What are the most common mortgage types? Deep dive into each coming soon.
Conventional, FHA, USDA, and VA loans are different types of mortgage loans, each with its own set of features and eligibility criteria. Here's a brief overview of the differences:
Definition: Conventional loans are mortgage loans that are not guaranteed or insured by any government agency.
Down Payment: Typically, conventional loans require a higher down payment compared to government-backed loans.
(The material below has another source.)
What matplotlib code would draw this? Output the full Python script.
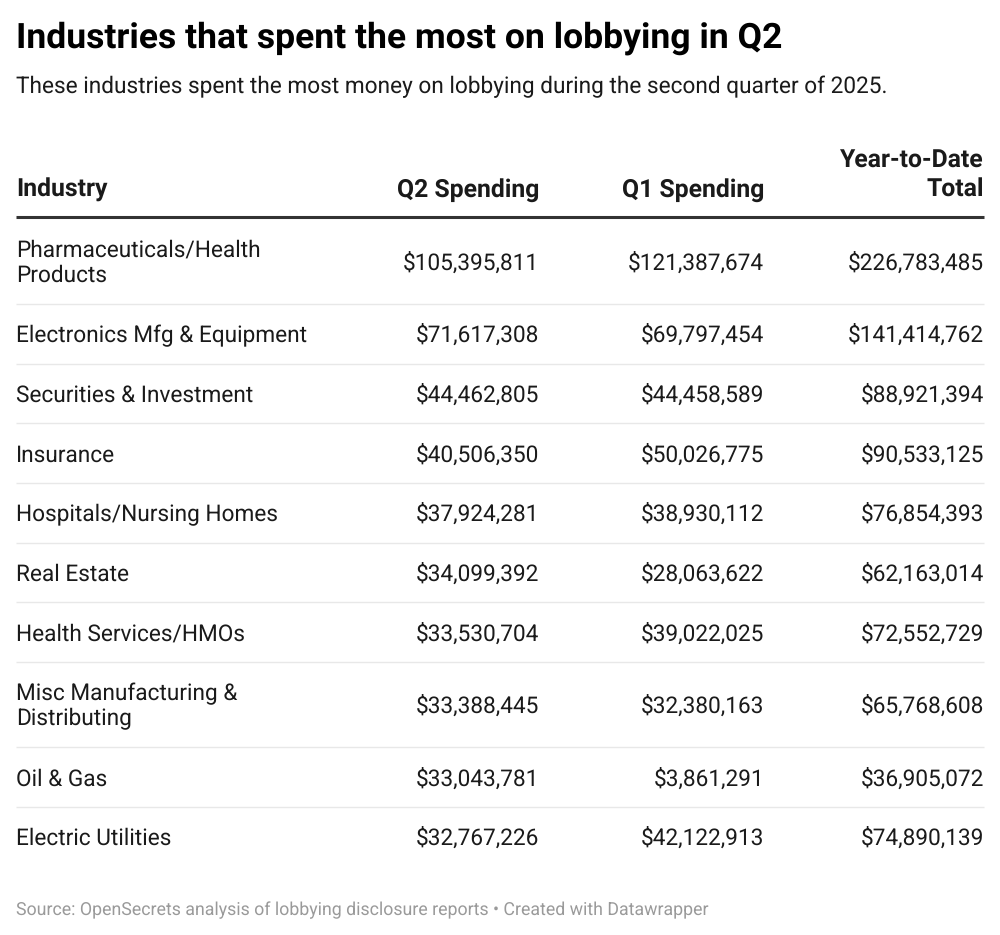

A down payment of at least 3% to 20% of the home's purchase price is common.
Credit Score: Generally, a higher credit score is required for approval, and interest rates may be influenced by the borrower's creditworthiness.
Private Mortgage Insurance (PMI): If the down payment is less than 20%, borrowers usually need to pay for private mortgage insurance until they reach a certain level of equity in the home.
FHA Loans (Federal Housing Administration):
Definition: FHA loans are insured by the Federal Housing Administration, making them more accessible to borrowers with lower credit scores and smaller down payments.
Down Payment: FHA loans typically have lower down payment requirements, often as low as 3.5% of the home's purchase price.
Credit Score: FHA loans are more lenient regarding credit scores, making them an option for borrowers with lower credit ratings.
Mortgage Insurance: Borrowers are required to pay an upfront mortgage insurance premium (MIP) and an annual MIP.
USDA Loans (United States Department of Agriculture):
Definition: USDA loans are designed to encourage rural development and homeownership in eligible rural and suburban areas.
Down Payment: USDA loans may offer zero down payment options for eligible borrowers in qualified rural areas.
Income Limits: There are income limits for eligibility, and the property must be located in a designated rural or suburban area.
Guarantee Fee: Borrowers may be required to pay a guarantee fee, which is a form of mortgage insurance.
VA Loans (Department of Veterans Affairs):
Definition: VA loans are designed to assist eligible veterans, active-duty service members, and certain spouses in obtaining homeownership.
Down Payment: VA loans often allow for zero down payment, making them attractive to eligible military personnel.
Funding Fee: There is a funding fee, but it can be financed as part of the loan. The funding fee varies based on factors such as military service and down payment amount.
No PMI: VA loans typically do not require private mortgage insurance.
When choosing a mortgage loan, it's essential to consider your financial situation, credit history, and eligibility criteria for each loan type to determine which one best suits your needs.